Flagstones, dark wood and blackboards – the real deal, not a tarted-up imitation. It’s been there forever and is the very essence of traditional in the best way. Sit on well-worn oak and let the atmosphere and attention to detail give you a warm hug. Apron-clad silver-service staff are a cut above.
An embarrassment of riches from the wine list and the wine blackboards. But remember you’re in Black Sheep and Theakstons country, so your pint is going to be pretty special too!
This was gastro-pub before the term was ever invented. Quietly doing classic British dishes alongside perfect French-influenced country food. It is impeccable.

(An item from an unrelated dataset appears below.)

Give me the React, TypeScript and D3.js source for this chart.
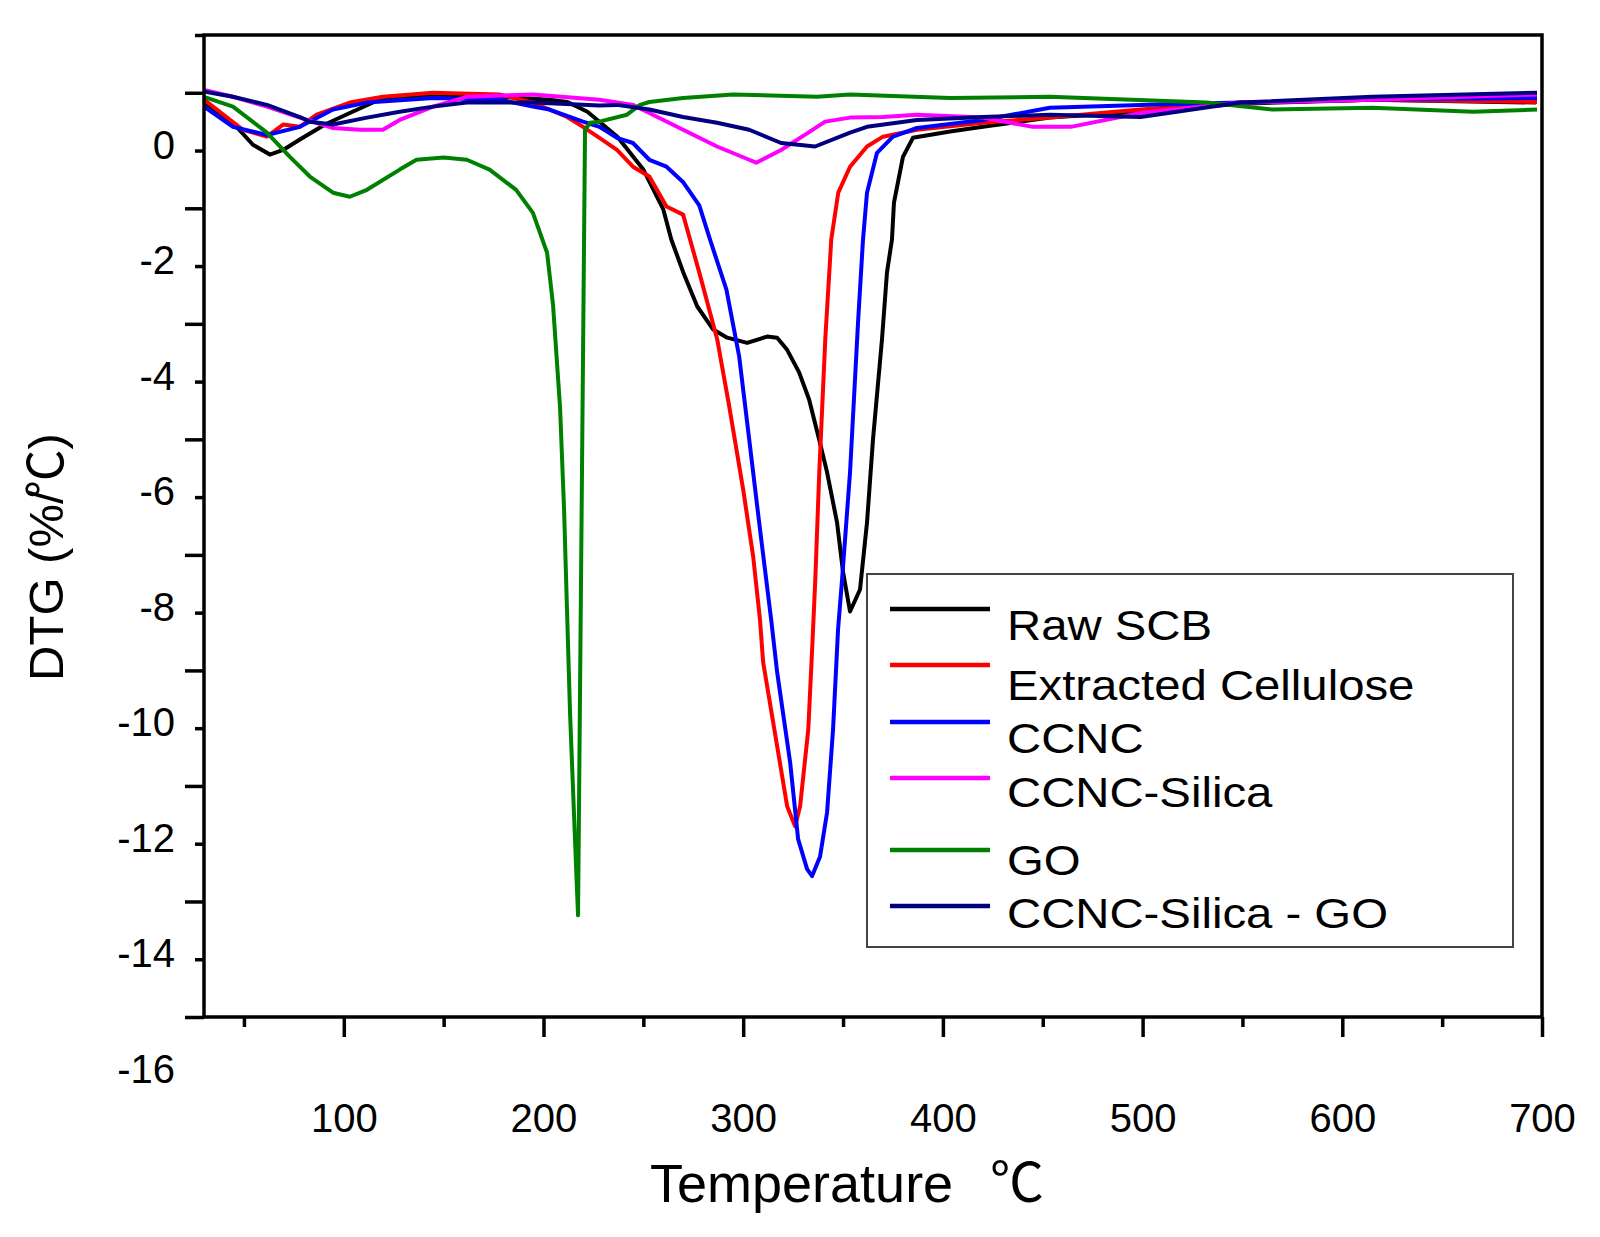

We started with local grouse breast wrapped in pancetta. From our seats we could almost touch the moorland where the new-season grouse had spent its days. What a treat – it tasted intense with that earthy, robust game-rich flavour. Almost the opposite was a starter of seabass fillet with scallop on a creamy risotto – this dish delicate, light and subtle. Roast sirloin for mains was plentiful on the plate and so succulent to taste; bloody-pink, tender and with punchy, aged flavour. Yorkshires were puffed and bold and the roasties thick skinned and fluffy within. Nice vegetable selection – spiced red cabbage, green beans and carrots. A couple of us had the duck confit, long-cooked as it should be for fall-off-the-bone meat with with a really thick, almost caramel-like skin. Like you get in France. It was served on a bed of bubble and squeak. Fuelled by pints of Theakstons and sips of soft ruby French merlot – served in the best pub glass we’ve ever encountered – we hit the rest of our walk with gusto and ultimately a big Yorkshire nap! Two courses for £19.45 and three for £23.95.